### EXERCISE INSTRUCTIONS
Quote, line for line, the entries from the first through the one containing "0.67, 0.46, 0.12];". Pictures are left out.

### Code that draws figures
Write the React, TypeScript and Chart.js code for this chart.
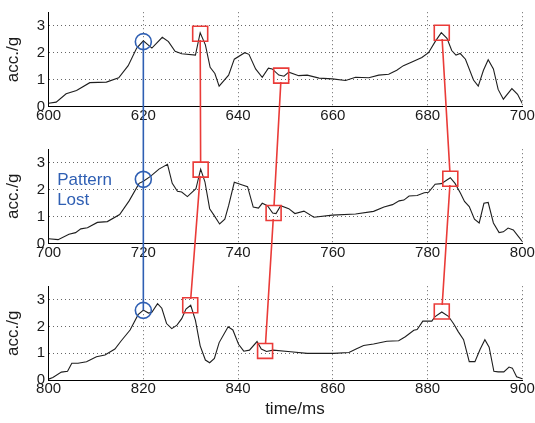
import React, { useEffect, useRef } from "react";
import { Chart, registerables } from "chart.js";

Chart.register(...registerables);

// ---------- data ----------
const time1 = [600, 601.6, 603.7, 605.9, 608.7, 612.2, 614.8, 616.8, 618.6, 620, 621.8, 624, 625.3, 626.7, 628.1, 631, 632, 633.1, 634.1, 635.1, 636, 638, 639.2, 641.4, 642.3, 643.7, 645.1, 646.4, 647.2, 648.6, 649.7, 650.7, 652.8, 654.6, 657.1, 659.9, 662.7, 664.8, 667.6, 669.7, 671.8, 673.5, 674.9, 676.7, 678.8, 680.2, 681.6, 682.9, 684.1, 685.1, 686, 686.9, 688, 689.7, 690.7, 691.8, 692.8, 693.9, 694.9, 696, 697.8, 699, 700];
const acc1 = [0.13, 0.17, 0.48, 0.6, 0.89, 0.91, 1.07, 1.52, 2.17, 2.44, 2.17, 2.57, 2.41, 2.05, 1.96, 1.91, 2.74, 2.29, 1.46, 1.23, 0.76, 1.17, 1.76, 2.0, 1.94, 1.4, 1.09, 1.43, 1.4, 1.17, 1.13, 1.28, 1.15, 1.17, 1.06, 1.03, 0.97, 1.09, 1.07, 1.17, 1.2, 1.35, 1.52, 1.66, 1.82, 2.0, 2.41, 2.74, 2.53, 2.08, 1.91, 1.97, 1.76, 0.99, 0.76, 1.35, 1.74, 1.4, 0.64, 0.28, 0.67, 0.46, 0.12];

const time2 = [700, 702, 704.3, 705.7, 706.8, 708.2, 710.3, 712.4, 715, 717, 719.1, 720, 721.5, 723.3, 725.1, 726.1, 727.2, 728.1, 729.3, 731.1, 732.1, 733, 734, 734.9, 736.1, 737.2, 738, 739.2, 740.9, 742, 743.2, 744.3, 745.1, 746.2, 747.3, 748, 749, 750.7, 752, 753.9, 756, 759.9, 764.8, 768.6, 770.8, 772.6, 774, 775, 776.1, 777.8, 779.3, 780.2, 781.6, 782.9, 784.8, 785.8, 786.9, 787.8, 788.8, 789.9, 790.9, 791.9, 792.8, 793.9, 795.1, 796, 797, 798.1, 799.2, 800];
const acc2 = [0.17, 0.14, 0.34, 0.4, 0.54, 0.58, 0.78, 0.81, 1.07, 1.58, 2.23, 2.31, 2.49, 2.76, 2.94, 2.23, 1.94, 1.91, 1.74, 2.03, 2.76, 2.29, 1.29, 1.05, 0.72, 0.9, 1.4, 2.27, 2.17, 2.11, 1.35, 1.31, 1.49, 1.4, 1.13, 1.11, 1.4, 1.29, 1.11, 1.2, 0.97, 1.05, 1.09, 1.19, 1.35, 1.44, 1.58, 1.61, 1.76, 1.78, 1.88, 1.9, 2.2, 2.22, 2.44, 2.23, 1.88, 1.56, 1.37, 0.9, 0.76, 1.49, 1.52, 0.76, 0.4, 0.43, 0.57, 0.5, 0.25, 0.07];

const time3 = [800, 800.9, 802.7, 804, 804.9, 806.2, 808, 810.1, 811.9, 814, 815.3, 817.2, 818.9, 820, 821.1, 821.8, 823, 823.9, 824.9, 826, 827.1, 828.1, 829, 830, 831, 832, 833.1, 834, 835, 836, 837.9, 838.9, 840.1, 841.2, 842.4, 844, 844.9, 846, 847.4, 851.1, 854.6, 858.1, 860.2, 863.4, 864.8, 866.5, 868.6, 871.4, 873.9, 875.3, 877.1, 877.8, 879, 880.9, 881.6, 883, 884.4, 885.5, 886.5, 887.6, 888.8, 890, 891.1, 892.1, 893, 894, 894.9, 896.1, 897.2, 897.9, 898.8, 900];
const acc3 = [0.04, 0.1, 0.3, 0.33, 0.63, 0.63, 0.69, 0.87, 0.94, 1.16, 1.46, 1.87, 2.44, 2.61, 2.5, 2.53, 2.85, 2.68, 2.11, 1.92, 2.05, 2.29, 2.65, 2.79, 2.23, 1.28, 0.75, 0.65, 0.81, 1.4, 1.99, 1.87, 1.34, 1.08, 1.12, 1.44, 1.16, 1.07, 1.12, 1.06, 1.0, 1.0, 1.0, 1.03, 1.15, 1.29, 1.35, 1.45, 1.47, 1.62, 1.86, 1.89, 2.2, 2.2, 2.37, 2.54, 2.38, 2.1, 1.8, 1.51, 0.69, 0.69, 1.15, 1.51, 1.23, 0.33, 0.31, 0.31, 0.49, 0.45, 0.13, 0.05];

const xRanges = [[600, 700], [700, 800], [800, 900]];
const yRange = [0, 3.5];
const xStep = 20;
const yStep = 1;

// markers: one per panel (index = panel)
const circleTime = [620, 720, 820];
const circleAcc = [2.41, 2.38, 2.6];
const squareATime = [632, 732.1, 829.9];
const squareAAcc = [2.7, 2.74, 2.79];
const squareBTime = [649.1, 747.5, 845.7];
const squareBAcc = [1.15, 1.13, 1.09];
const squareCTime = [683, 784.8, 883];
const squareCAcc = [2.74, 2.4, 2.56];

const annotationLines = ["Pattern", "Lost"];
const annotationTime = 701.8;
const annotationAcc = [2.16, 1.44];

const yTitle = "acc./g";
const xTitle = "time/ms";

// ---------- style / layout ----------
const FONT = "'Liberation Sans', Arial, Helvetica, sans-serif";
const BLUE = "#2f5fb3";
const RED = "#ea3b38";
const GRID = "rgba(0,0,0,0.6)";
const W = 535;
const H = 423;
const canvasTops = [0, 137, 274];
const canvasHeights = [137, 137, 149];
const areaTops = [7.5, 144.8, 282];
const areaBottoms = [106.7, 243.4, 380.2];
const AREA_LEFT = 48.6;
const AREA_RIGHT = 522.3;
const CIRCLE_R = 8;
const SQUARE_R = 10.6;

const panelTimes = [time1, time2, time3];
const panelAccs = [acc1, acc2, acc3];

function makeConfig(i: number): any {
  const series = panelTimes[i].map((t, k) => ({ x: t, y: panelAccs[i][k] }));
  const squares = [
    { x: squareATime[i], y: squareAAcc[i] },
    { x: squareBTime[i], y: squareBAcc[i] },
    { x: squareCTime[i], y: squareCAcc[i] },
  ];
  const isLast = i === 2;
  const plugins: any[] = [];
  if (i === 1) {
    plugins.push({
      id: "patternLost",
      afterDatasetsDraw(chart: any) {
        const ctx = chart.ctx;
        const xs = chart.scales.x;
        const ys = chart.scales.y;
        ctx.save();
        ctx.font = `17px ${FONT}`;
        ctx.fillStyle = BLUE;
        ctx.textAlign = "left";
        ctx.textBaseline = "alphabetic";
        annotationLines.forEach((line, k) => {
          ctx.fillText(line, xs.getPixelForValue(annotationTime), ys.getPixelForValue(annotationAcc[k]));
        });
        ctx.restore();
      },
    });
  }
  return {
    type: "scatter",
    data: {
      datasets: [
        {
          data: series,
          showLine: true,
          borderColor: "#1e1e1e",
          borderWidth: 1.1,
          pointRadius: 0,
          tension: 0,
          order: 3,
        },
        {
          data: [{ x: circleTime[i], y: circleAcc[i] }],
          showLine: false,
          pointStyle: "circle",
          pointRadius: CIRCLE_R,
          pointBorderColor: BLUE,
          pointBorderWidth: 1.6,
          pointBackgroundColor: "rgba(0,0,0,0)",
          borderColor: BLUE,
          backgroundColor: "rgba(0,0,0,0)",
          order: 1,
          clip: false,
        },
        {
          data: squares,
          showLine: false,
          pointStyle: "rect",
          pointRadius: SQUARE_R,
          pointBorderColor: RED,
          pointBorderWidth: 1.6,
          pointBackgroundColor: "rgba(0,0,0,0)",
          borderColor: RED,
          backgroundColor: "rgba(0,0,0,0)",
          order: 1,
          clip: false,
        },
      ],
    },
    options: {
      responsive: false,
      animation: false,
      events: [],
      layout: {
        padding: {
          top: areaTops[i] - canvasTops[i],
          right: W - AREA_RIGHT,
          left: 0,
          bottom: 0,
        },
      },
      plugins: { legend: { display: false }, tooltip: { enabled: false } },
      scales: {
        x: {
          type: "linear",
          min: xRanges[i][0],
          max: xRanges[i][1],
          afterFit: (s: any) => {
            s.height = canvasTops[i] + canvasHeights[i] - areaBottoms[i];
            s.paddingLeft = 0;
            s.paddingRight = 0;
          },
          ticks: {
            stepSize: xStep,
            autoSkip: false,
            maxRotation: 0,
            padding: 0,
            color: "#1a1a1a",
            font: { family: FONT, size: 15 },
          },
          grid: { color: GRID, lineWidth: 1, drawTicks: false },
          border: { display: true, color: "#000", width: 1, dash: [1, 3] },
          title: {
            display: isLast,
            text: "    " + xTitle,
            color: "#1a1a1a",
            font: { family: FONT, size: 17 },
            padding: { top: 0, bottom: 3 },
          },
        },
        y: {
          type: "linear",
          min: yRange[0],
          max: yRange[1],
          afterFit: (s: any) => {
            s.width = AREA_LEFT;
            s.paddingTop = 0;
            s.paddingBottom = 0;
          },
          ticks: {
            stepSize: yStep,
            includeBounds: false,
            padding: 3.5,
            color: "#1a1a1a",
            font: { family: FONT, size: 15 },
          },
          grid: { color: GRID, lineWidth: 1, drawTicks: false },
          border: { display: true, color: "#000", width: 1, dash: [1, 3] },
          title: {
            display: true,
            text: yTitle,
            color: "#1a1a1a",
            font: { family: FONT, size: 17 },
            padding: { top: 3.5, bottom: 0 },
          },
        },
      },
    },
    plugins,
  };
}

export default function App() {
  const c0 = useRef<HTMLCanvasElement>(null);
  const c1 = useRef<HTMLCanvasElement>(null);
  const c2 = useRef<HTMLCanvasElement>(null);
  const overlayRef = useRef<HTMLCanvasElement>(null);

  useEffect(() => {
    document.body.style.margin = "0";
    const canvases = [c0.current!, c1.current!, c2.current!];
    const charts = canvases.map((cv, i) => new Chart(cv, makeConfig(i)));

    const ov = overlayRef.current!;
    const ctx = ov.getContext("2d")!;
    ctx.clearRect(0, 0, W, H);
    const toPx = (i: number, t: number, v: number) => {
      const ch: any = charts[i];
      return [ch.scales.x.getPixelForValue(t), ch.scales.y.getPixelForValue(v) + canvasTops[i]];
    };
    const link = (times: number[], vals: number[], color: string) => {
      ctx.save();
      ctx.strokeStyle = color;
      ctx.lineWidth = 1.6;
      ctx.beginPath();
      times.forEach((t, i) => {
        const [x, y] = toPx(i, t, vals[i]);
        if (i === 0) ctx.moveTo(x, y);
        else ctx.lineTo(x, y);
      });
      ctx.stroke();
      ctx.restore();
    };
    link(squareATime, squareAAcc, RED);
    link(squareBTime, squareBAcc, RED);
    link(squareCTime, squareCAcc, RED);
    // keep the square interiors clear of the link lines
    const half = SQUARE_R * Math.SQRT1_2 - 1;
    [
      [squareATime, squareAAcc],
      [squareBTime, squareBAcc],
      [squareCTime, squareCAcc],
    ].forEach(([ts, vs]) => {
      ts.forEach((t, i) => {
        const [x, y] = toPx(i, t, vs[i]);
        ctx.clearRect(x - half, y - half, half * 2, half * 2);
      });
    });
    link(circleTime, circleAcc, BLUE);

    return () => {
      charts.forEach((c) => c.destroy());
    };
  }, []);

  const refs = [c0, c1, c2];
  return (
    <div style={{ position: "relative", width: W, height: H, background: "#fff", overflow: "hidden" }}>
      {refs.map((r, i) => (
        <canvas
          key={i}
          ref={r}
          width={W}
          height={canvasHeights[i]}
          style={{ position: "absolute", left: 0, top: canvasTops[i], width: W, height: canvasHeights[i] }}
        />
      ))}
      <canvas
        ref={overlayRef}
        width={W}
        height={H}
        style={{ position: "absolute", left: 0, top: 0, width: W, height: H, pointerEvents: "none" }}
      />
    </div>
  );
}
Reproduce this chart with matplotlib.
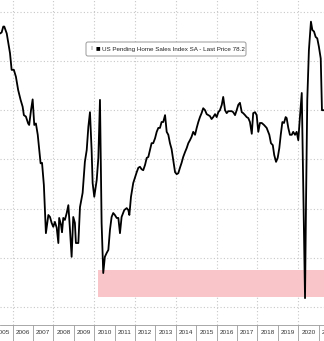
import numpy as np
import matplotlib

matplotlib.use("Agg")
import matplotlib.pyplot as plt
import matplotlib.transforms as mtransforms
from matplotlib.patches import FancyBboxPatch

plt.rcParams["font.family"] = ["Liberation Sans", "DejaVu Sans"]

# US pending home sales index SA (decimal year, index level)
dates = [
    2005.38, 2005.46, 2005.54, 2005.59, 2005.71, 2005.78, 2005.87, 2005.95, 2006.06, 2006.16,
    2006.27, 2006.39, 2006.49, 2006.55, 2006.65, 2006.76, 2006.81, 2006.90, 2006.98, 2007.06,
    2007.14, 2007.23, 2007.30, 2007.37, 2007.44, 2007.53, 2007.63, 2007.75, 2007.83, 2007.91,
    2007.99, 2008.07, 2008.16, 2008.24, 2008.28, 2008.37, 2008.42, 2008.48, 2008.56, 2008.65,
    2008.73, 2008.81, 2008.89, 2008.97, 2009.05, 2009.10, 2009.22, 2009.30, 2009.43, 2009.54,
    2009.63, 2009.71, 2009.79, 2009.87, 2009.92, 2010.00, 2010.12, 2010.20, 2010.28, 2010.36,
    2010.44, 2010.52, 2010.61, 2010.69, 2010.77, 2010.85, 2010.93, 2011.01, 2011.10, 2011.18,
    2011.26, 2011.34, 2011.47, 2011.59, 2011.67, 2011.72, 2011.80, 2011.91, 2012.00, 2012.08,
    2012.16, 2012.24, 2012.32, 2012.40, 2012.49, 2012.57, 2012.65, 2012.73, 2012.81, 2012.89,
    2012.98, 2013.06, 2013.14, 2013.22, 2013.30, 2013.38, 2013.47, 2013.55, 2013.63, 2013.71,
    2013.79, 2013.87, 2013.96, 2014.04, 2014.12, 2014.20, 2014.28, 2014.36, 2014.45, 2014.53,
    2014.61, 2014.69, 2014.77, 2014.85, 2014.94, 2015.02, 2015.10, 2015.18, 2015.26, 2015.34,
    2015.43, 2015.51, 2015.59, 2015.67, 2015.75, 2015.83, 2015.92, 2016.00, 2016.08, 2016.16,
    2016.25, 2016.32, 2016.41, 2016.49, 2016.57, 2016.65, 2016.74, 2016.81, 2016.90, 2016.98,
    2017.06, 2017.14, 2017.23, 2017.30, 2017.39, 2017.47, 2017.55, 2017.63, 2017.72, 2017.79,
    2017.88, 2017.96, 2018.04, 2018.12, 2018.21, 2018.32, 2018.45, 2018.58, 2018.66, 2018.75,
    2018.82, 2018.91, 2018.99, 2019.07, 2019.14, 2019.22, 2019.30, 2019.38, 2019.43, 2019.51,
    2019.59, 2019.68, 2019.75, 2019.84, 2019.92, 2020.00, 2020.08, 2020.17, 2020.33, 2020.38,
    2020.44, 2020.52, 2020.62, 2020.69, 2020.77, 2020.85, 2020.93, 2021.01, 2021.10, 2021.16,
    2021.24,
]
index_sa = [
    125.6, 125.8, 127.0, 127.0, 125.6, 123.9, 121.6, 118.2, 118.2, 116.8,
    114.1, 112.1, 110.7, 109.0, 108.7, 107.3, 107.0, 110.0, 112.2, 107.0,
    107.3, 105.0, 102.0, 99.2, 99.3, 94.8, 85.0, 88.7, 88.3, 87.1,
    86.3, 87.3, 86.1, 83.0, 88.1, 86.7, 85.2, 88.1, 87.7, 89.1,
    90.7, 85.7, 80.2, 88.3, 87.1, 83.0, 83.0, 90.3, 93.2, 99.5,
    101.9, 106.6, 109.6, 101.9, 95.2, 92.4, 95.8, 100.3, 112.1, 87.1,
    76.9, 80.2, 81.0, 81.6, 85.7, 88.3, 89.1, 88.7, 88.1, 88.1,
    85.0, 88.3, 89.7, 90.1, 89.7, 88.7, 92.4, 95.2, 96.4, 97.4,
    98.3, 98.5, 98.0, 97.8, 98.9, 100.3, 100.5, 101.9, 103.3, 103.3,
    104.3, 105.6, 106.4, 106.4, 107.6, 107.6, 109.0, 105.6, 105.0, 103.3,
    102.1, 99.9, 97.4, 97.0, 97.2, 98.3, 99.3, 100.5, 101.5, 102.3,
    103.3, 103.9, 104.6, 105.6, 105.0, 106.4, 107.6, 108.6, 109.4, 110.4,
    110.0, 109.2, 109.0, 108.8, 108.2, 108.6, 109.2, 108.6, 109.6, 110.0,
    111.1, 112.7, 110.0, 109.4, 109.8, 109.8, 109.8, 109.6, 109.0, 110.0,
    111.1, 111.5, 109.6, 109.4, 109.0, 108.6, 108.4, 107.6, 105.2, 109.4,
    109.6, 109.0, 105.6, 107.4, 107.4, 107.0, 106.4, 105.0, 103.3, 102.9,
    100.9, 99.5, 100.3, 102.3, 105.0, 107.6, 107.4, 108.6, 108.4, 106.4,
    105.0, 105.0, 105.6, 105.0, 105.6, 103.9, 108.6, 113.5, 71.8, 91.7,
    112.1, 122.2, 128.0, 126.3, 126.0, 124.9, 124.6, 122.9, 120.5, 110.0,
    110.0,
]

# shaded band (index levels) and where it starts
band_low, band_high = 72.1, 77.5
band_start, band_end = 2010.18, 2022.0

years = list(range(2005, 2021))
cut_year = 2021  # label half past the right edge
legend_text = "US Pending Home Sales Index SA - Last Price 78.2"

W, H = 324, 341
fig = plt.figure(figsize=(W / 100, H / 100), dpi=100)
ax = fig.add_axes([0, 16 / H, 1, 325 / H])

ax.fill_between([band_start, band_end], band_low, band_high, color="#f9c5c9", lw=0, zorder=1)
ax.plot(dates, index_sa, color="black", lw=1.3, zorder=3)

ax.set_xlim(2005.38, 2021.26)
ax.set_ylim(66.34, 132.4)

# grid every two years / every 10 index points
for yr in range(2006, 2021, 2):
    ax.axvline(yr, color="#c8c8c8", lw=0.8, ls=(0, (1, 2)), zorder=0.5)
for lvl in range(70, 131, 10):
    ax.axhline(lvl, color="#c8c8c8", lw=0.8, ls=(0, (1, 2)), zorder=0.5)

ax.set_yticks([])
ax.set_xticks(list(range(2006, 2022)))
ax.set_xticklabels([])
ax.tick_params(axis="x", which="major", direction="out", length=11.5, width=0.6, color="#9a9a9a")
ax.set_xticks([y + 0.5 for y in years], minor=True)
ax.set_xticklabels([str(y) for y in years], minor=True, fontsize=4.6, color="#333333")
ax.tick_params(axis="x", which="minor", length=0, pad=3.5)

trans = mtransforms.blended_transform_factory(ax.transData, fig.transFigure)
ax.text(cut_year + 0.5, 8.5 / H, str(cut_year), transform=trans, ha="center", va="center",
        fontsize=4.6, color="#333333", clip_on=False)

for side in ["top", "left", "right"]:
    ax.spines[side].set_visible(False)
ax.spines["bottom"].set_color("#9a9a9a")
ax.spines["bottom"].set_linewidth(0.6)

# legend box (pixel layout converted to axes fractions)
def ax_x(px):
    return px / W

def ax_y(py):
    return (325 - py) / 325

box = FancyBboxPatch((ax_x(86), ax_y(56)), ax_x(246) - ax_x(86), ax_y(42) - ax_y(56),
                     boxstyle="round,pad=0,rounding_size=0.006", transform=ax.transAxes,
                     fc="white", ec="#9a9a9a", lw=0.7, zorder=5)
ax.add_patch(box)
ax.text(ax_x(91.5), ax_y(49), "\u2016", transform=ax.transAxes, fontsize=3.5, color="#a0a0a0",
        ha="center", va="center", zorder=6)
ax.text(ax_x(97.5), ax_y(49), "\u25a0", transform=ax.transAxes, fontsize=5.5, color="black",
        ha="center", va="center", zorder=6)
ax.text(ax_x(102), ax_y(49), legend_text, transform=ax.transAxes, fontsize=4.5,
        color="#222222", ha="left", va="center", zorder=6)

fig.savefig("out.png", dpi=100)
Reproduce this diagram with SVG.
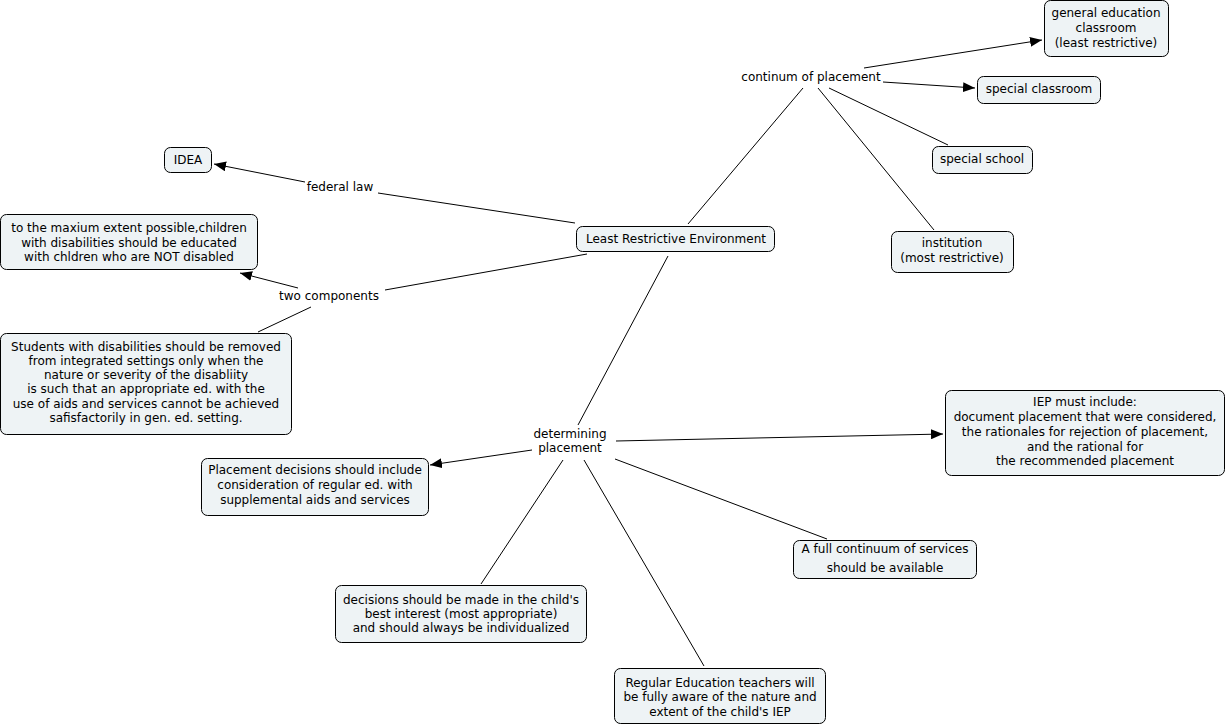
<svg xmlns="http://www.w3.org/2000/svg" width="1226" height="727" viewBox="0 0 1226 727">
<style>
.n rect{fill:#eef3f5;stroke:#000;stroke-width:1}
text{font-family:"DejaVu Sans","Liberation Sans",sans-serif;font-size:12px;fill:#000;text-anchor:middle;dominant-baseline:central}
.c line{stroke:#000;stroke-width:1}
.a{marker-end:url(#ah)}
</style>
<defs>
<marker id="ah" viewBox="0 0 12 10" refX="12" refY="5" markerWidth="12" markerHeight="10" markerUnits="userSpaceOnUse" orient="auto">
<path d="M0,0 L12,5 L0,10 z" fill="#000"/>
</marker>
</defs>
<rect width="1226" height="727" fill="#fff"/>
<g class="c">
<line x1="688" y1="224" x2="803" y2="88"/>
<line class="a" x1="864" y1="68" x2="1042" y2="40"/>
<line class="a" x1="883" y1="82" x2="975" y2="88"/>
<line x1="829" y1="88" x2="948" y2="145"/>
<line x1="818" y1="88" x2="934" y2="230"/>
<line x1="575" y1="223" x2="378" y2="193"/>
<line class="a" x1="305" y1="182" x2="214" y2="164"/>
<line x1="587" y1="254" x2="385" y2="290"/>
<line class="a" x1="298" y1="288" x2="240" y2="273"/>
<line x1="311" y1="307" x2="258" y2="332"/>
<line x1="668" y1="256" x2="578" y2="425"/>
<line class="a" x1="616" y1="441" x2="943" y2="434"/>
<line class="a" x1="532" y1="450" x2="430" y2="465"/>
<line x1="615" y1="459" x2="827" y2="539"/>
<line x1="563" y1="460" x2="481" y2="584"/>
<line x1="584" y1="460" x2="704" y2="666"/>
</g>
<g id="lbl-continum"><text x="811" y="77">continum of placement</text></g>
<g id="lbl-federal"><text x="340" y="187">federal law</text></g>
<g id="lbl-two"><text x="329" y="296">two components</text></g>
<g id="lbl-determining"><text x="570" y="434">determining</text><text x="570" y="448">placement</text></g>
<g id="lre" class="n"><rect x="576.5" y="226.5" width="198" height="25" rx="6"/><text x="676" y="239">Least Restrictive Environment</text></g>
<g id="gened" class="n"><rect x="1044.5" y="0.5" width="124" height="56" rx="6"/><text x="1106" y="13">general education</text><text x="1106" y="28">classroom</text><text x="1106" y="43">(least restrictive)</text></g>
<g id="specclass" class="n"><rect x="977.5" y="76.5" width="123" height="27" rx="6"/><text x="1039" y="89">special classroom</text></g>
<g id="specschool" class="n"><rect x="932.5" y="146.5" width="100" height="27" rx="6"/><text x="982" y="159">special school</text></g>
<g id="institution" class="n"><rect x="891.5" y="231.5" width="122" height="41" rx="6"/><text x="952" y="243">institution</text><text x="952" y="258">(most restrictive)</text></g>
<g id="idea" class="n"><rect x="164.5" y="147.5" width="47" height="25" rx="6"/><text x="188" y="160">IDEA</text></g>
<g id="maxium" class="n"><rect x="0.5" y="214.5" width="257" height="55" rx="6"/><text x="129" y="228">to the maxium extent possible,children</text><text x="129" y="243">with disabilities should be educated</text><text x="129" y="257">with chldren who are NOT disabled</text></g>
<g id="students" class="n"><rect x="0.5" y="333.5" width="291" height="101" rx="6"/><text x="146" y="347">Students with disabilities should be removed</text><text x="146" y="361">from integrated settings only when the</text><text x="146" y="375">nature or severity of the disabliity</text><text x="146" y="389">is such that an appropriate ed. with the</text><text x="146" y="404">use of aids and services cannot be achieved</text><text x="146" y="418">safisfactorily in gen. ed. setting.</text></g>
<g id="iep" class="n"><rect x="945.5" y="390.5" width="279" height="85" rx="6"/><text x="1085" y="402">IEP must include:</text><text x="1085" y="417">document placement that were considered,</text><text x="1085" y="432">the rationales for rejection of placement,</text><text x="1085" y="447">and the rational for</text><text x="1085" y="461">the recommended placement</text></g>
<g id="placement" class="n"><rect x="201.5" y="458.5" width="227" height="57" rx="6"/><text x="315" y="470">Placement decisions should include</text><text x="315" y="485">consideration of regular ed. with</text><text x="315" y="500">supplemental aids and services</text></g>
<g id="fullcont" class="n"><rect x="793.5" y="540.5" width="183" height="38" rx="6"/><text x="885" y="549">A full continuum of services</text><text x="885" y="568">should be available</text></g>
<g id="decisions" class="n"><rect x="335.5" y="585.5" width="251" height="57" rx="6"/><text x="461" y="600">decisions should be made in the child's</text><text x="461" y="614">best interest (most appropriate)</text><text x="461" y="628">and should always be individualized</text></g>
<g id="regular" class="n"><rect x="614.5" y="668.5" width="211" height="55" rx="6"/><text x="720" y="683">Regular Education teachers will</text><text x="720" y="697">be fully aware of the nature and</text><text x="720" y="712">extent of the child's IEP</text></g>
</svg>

### REPLY TO THE TASK
Write the React, TypeScript and Chart.js code for this chart.
import React, { useEffect, useRef } from "react";
import { Chart, registerables } from "chart.js";

Chart.register(...registerables);

// ---------- data ----------
const time1 = [600, 601.6, 603.7, 605.9, 608.7, 612.2, 614.8, 616.8, 618.6, 620, 621.8, 624, 625.3, 626.7, 628.1, 631, 632, 633.1, 634.1, 635.1, 636, 638, 639.2, 641.4, 642.3, 643.7, 645.1, 646.4, 647.2, 648.6, 649.7, 650.7, 652.8, 654.6, 657.1, 659.9, 662.7, 664.8, 667.6, 669.7, 671.8, 673.5, 674.9, 676.7, 678.8, 680.2, 681.6, 682.9, 684.1, 685.1, 686, 686.9, 688, 689.7, 690.7, 691.8, 692.8, 693.9, 694.9, 696, 697.8, 699, 700];
const acc1 = [0.13, 0.17, 0.48, 0.6, 0.89, 0.91, 1.07, 1.52, 2.17, 2.44, 2.17, 2.57, 2.41, 2.05, 1.96, 1.91, 2.74, 2.29, 1.46, 1.23, 0.76, 1.17, 1.76, 2.0, 1.94, 1.4, 1.09, 1.43, 1.4, 1.17, 1.13, 1.28, 1.15, 1.17, 1.06, 1.03, 0.97, 1.09, 1.07, 1.17, 1.2, 1.35, 1.52, 1.66, 1.82, 2.0, 2.41, 2.74, 2.53, 2.08, 1.91, 1.97, 1.76, 0.99, 0.76, 1.35, 1.74, 1.4, 0.64, 0.28, 0.67, 0.46, 0.12];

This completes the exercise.